**Records to use**:
......

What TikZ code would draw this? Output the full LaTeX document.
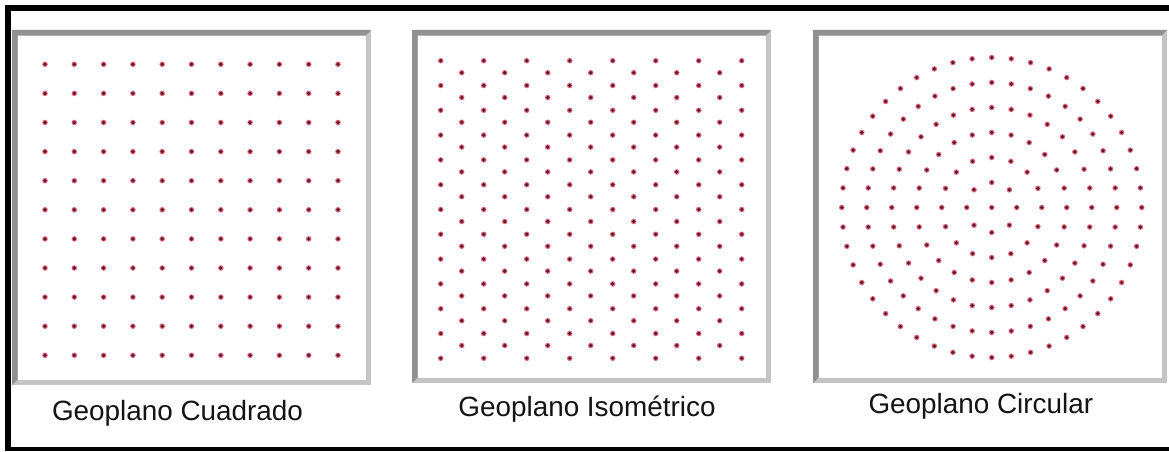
\documentclass[tikz,border=0pt]{standalone}
\usepackage{fontspec}
\setmainfont{Liberation Sans}
\usetikzlibrary{calc}
\definecolor{bevlight}{RGB}{196,196,196}
\definecolor{bevdark}{RGB}{145,145,145}
\definecolor{halo}{RGB}{235,105,125}
\definecolor{core}{RGB}{85,28,48}
\definecolor{txt}{RGB}{20,20,20}
\tikzset{
  frame/.style={fill=black},
  outerbev/.style={fill=bevlight},
  darkbev/.style={fill=bevdark},
  board/.style={fill=white},
  label/.style={anchor=base, inner sep=0pt, text=txt, font=\fontsize{20.9}{25}\selectfont},
}
\newcommand{\gdot}[2]{\fill[halo] (#1,#2) circle (2.1pt); \fill[core] (#1,#2) circle (1.4pt);}
\newcommand{\geopanel}[5]{%
  \coordinate (#1-nw) at (#2,#3);
  \coordinate (#1-se) at (#4,#5);
  \fill[outerbev] (#1-nw) rectangle (#1-se);
  \fill[darkbev] (#1-nw) -- (#4,#3) -- ($(#4,#3)+(-5.5,5.5)$) -- ($(#1-nw)+(5.5,5.5)$) -- ($(#2,#5)+(5.5,-5.5)$) -- (#2,#5) -- cycle;
  \fill[board] ($(#1-nw)+(5.5,6.5)$) rectangle ($(#1-se)+(-5,-5)$);
}
\begin{document}
\begin{tikzpicture}[x=0.75pt,y=-0.75pt]
\useasboundingbox (0,0) rectangle (1169,452);
\fill[white] (0,0) rectangle (1169,452);
% outer black frame
\fill[frame] (5,5) rectangle (1169,11.5);
\fill[frame] (5,5) rectangle (10.5,451);
\fill[frame] (5,446.5) rectangle (1169,451);
% panels
\geopanel{p1}{12}{30}{371}{385}
\geopanel{p2}{412}{30}{771}{383}
\geopanel{p3}{813}{30}{1167}{383}
% square geoboard
\foreach \i in {0,...,10}{
  \foreach \j in {0,...,10}{
    \gdot{45+29.3*\i}{64.3+29.1*\j}
  }
}
% isometric geoboard
\foreach \m in {0,...,7}{
  \foreach \j in {0,...,12}{
    \gdot{440.7+43*\m}{60.7+24.8*\j}
  }
}
\foreach \m in {0,...,6}{
  \foreach \j in {0,...,11}{
    \gdot{461.7+43*\m}{72.7+24.8*\j}
  }
}
% circular geoboard
\begin{scope}[shift={(991.7,207.5)}]
  \gdot{0}{0}
  \foreach \k in {1,...,6}{
    \pgfmathtruncatemacro{\n}{8*\k}
    \pgfmathsetmacro{\st}{360/\n}
    \foreach \i in {1,...,\n}{
      \pgfmathsetmacro{\a}{90+\st*\i}
      \pgfmathsetmacro{\r}{25*\k}
      \fill[halo] (\a:\r) circle (2.1pt);
      \fill[core] (\a:\r) circle (1.4pt);
    }
  }
\end{scope}
% labels
\node[label] (l1) at (177.5,420) {Geoplano Cuadrado};
\node[label] (l2) at (587,416) {Geoplano Isométrico};
\node[label] (l3) at (980.8,413) {Geoplano Circular};
\end{tikzpicture}
\end{document}
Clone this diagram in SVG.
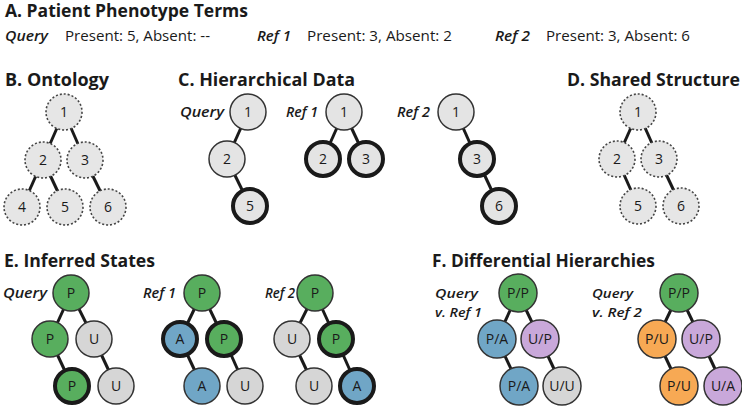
<svg xmlns="http://www.w3.org/2000/svg" width="742" height="411" viewBox="0 0 742 411">
<style>
.ttl{font-family:"Open Sans","Liberation Sans",sans-serif;font-weight:700;font-size:17px;fill:#1a1a1a}
.lab{font-family:"Open Sans","Liberation Sans",sans-serif;font-style:italic;font-weight:600;font-size:14px;fill:#1a1a1a}
.lab2{font-family:"Open Sans","Liberation Sans",sans-serif;font-style:italic;font-weight:600;font-size:13px;fill:#1a1a1a}
.txt{font-family:"Open Sans","Liberation Sans",sans-serif;font-size:14px;fill:#1a1a1a}
.nl{font-family:"Open Sans","Liberation Sans",sans-serif;font-size:14px;fill:#1a1a1a;text-anchor:middle}
.dot{fill:#e6e6e6;stroke:#444;stroke-width:1.6;stroke-dasharray:2 2}
.thin{stroke:#333;stroke-width:1.5}
.thick{stroke:#1a1a1a;stroke-width:4}
.lg{fill:#e4e4e4}
.gr{fill:#d6d6d6}
.g{fill:#58ae5e}
.b{fill:#70a6c6}
.p{fill:#c9a8da}
.o{fill:#f7a954}
.edges line{stroke:#1a1a1a;stroke-width:3}
</style>

<!-- A -->
<g id="sectionA">
<text class="ttl" x="5" y="17" textLength="243" lengthAdjust="spacingAndGlyphs">A. Patient Phenotype Terms</text>
<text class="lab" x="5" y="41" textLength="43" lengthAdjust="spacingAndGlyphs">Query</text>
<text class="txt" x="65" y="41" textLength="145" lengthAdjust="spacingAndGlyphs">Present: 5, Absent: --</text>
<text class="lab" x="257" y="41" textLength="34" lengthAdjust="spacingAndGlyphs">Ref 1</text>
<text class="txt" x="307" y="41" textLength="145" lengthAdjust="spacingAndGlyphs">Present: 3, Absent: 2</text>
<text class="lab" x="495" y="41" textLength="35" lengthAdjust="spacingAndGlyphs">Ref 2</text>
<text class="txt" x="546" y="41" textLength="144" lengthAdjust="spacingAndGlyphs">Present: 3, Absent: 6</text>
</g>

<!-- titles -->
<g id="titles">
<text class="ttl" x="5" y="86" textLength="104" lengthAdjust="spacingAndGlyphs">B. Ontology</text>
<text class="ttl" x="178" y="86" textLength="177" lengthAdjust="spacingAndGlyphs">C. Hierarchical  Data</text>
<text class="ttl" x="567" y="86" textLength="173" lengthAdjust="spacingAndGlyphs">D. Shared Structure</text>
<text class="ttl" x="4" y="267" textLength="151" lengthAdjust="spacingAndGlyphs">E. Inferred States</text>
<text class="ttl" x="432" y="267" textLength="223" lengthAdjust="spacingAndGlyphs">F. Differential Hierarchies</text>
<text class="lab" x="180" y="117" textLength="44" lengthAdjust="spacingAndGlyphs">Query</text>
<text class="lab" x="286" y="117" textLength="32" lengthAdjust="spacingAndGlyphs">Ref 1</text>
<text class="lab" x="397" y="117" textLength="33" lengthAdjust="spacingAndGlyphs">Ref 2</text>
<text class="lab" x="3" y="298" textLength="44" lengthAdjust="spacingAndGlyphs">Query</text>
<text class="lab" x="143" y="298" textLength="33" lengthAdjust="spacingAndGlyphs">Ref 1</text>
<text class="lab" x="265" y="298" textLength="30" lengthAdjust="spacingAndGlyphs">Ref 2</text>
<text class="lab2" x="435" y="298" textLength="43" lengthAdjust="spacingAndGlyphs">Query</text>
<text class="lab2" x="435" y="317" textLength="47" lengthAdjust="spacingAndGlyphs">v. Ref 1</text>
<text class="lab2" x="592" y="298" textLength="41" lengthAdjust="spacingAndGlyphs">Query</text>
<text class="lab2" x="592" y="317" textLength="50" lengthAdjust="spacingAndGlyphs">v. Ref 2</text>
</g>

<!-- connectors -->
<g id="connectors" class="edges">
<line x1="64" y1="112" x2="43" y2="160"/><line x1="64" y1="112" x2="85" y2="160"/>
<line x1="43" y1="160" x2="22" y2="207"/><line x1="43" y1="160" x2="65" y2="207"/>
<line x1="85" y1="160" x2="108" y2="207"/>
<line x1="248" y1="112" x2="227" y2="159"/><line x1="227" y1="159" x2="250" y2="206"/>
<line x1="344" y1="112" x2="323" y2="159"/><line x1="344" y1="112" x2="366" y2="159"/>
<line x1="456" y1="112" x2="477" y2="159"/><line x1="477" y1="159" x2="499" y2="206"/>
<line x1="638" y1="112" x2="617" y2="159"/><line x1="638" y1="112" x2="659" y2="159"/>
<line x1="617" y1="159" x2="638" y2="206"/><line x1="659" y1="159" x2="681" y2="206"/>
<line x1="71" y1="293" x2="50" y2="339"/><line x1="71" y1="293" x2="94" y2="339"/>
<line x1="50" y1="339" x2="72" y2="386"/><line x1="94" y1="339" x2="116" y2="386"/>
<line x1="202" y1="293" x2="180" y2="339"/><line x1="202" y1="293" x2="224" y2="339"/>
<line x1="180" y1="339" x2="202" y2="386"/><line x1="224" y1="339" x2="245" y2="386"/>
<line x1="315" y1="293" x2="292" y2="339"/><line x1="315" y1="293" x2="336" y2="339"/>
<line x1="292" y1="339" x2="314" y2="386"/><line x1="336" y1="339" x2="357" y2="386"/>
<line x1="518" y1="293" x2="497" y2="339"/><line x1="518" y1="293" x2="540" y2="339"/>
<line x1="497" y1="339" x2="519" y2="386"/><line x1="540" y1="339" x2="562" y2="386"/>
<line x1="679" y1="293" x2="657" y2="339"/><line x1="679" y1="293" x2="701" y2="339"/>
<line x1="657" y1="339" x2="679" y2="386"/><line x1="701" y1="339" x2="723" y2="386"/>
</g>

<!-- B nodes -->
<g id="B1"><circle class="dot" cx="64" cy="112" r="18"/><text class="nl" x="64" y="117">1</text></g>
<g id="B2"><circle class="dot" cx="43" cy="160" r="18"/><text class="nl" x="43" y="165">2</text></g>
<g id="B3"><circle class="dot" cx="85" cy="160" r="18"/><text class="nl" x="85" y="165">3</text></g>
<g id="B4"><circle class="dot" cx="22" cy="207" r="18"/><text class="nl" x="22" y="212">4</text></g>
<g id="B5"><circle class="dot" cx="65" cy="207" r="18"/><text class="nl" x="65" y="212">5</text></g>
<g id="B6"><circle class="dot" cx="108" cy="207" r="18"/><text class="nl" x="108" y="212">6</text></g>

<!-- C nodes -->
<g id="CQ1"><circle class="lg thin" cx="248" cy="112" r="18"/><text class="nl" x="248" y="117">1</text></g>
<g id="CQ2"><circle class="lg thin" cx="227" cy="159" r="18"/><text class="nl" x="227" y="164">2</text></g>
<g id="CQ5"><circle class="lg thick" cx="250" cy="206" r="17"/><text class="nl" x="250" y="211">5</text></g>
<g id="CR1_1"><circle class="lg thin" cx="344" cy="112" r="18"/><text class="nl" x="344" y="117">1</text></g>
<g id="CR1_2"><circle class="lg thick" cx="323" cy="159" r="17"/><text class="nl" x="323" y="164">2</text></g>
<g id="CR1_3"><circle class="lg thick" cx="366" cy="159" r="17"/><text class="nl" x="366" y="164">3</text></g>
<g id="CR2_1"><circle class="lg thin" cx="456" cy="112" r="18"/><text class="nl" x="456" y="117">1</text></g>
<g id="CR2_3"><circle class="lg thick" cx="477" cy="159" r="17"/><text class="nl" x="477" y="164">3</text></g>
<g id="CR2_6"><circle class="lg thick" cx="499" cy="206" r="17"/><text class="nl" x="499" y="211">6</text></g>

<!-- D nodes -->
<g id="D1"><circle class="dot" cx="638" cy="112" r="18"/><text class="nl" x="638" y="117">1</text></g>
<g id="D2"><circle class="dot" cx="617" cy="159" r="18"/><text class="nl" x="617" y="164">2</text></g>
<g id="D3"><circle class="dot" cx="659" cy="159" r="18"/><text class="nl" x="659" y="164">3</text></g>
<g id="D5"><circle class="dot" cx="638" cy="206" r="18"/><text class="nl" x="638" y="211">5</text></g>
<g id="D6"><circle class="dot" cx="681" cy="206" r="18"/><text class="nl" x="681" y="211">6</text></g>

<!-- E nodes -->
<g id="EQ1"><circle class="g thin" cx="71" cy="293" r="18"/><text class="nl" x="71" y="298">P</text></g>
<g id="EQ2"><circle class="g thin" cx="50" cy="339" r="18"/><text class="nl" x="50" y="344">P</text></g>
<g id="EQ3"><circle class="gr thin" cx="94" cy="339" r="18"/><text class="nl" x="94" y="344">U</text></g>
<g id="EQ5"><circle class="g thick" cx="72" cy="386" r="17"/><text class="nl" x="72" y="391">P</text></g>
<g id="EQ6"><circle class="gr thin" cx="116" cy="386" r="18"/><text class="nl" x="116" y="391">U</text></g>

<g id="ER1_1"><circle class="g thin" cx="202" cy="293" r="18"/><text class="nl" x="202" y="298">P</text></g>
<g id="ER1_2"><circle class="b thick" cx="180" cy="339" r="17"/><text class="nl" x="180" y="344">A</text></g>
<g id="ER1_3"><circle class="g thick" cx="224" cy="339" r="17"/><text class="nl" x="224" y="344">P</text></g>
<g id="ER1_5"><circle class="b thin" cx="202" cy="386" r="18"/><text class="nl" x="202" y="391">A</text></g>
<g id="ER1_6"><circle class="gr thin" cx="245" cy="386" r="18"/><text class="nl" x="245" y="391">U</text></g>

<g id="ER2_1"><circle class="g thin" cx="315" cy="293" r="18"/><text class="nl" x="315" y="298">P</text></g>
<g id="ER2_2"><circle class="gr thin" cx="292" cy="339" r="18"/><text class="nl" x="292" y="344">U</text></g>
<g id="ER2_3"><circle class="g thick" cx="336" cy="339" r="17"/><text class="nl" x="336" y="344">P</text></g>
<g id="ER2_5"><circle class="gr thin" cx="314" cy="386" r="18"/><text class="nl" x="314" y="391">U</text></g>
<g id="ER2_6"><circle class="b thick" cx="357" cy="386" r="17"/><text class="nl" x="357" y="391">A</text></g>

<!-- F nodes -->
<g id="F1_1"><circle class="g thin" cx="518" cy="293" r="19"/><text class="nl" x="518" y="298">P/P</text></g>
<g id="F1_2"><circle class="b thin" cx="497" cy="339" r="19"/><text class="nl" x="497" y="344">P/A</text></g>
<g id="F1_3"><circle class="p thin" cx="540" cy="339" r="19"/><text class="nl" x="540" y="344">U/P</text></g>
<g id="F1_5"><circle class="b thin" cx="519" cy="386" r="19"/><text class="nl" x="519" y="391">P/A</text></g>
<g id="F1_6"><circle class="gr thin" cx="562" cy="386" r="19"/><text class="nl" x="562" y="391">U/U</text></g>

<g id="F2_1"><circle class="g thin" cx="679" cy="293" r="19"/><text class="nl" x="679" y="298">P/P</text></g>
<g id="F2_2"><circle class="o thin" cx="657" cy="339" r="19"/><text class="nl" x="657" y="344">P/U</text></g>
<g id="F2_3"><circle class="p thin" cx="701" cy="339" r="19"/><text class="nl" x="701" y="344">U/P</text></g>
<g id="F2_5"><circle class="o thin" cx="679" cy="386" r="19"/><text class="nl" x="679" y="391">P/U</text></g>
<g id="F2_6"><circle class="p thin" cx="723" cy="386" r="19"/><text class="nl" x="723" y="391">U/A</text></g>
</svg>
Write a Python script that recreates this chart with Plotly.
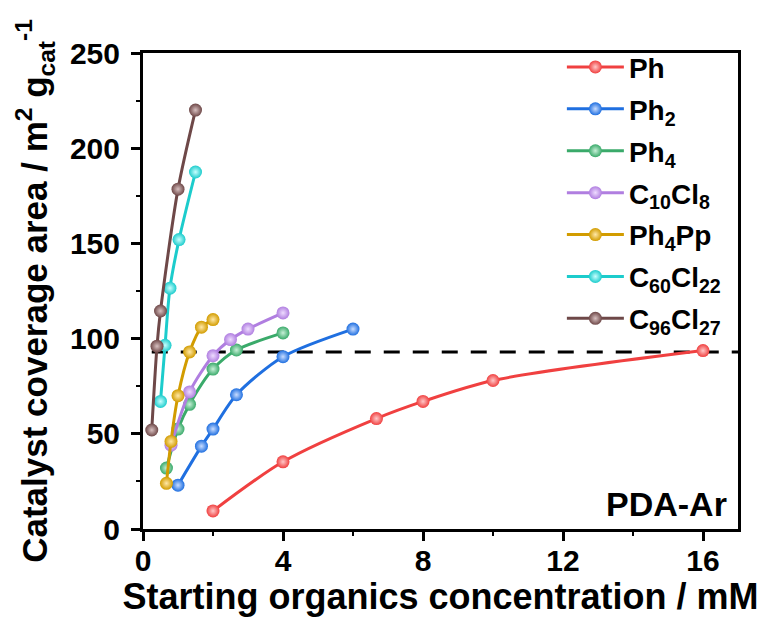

......

**Task**: Filter the data, keeping only the lines that contain "this".

**Response**:
What TikZ code would draw this? Output the full LaTeX document.
Clone this diagram in SVG.
Write a Python script that recreates this chart with Plotly.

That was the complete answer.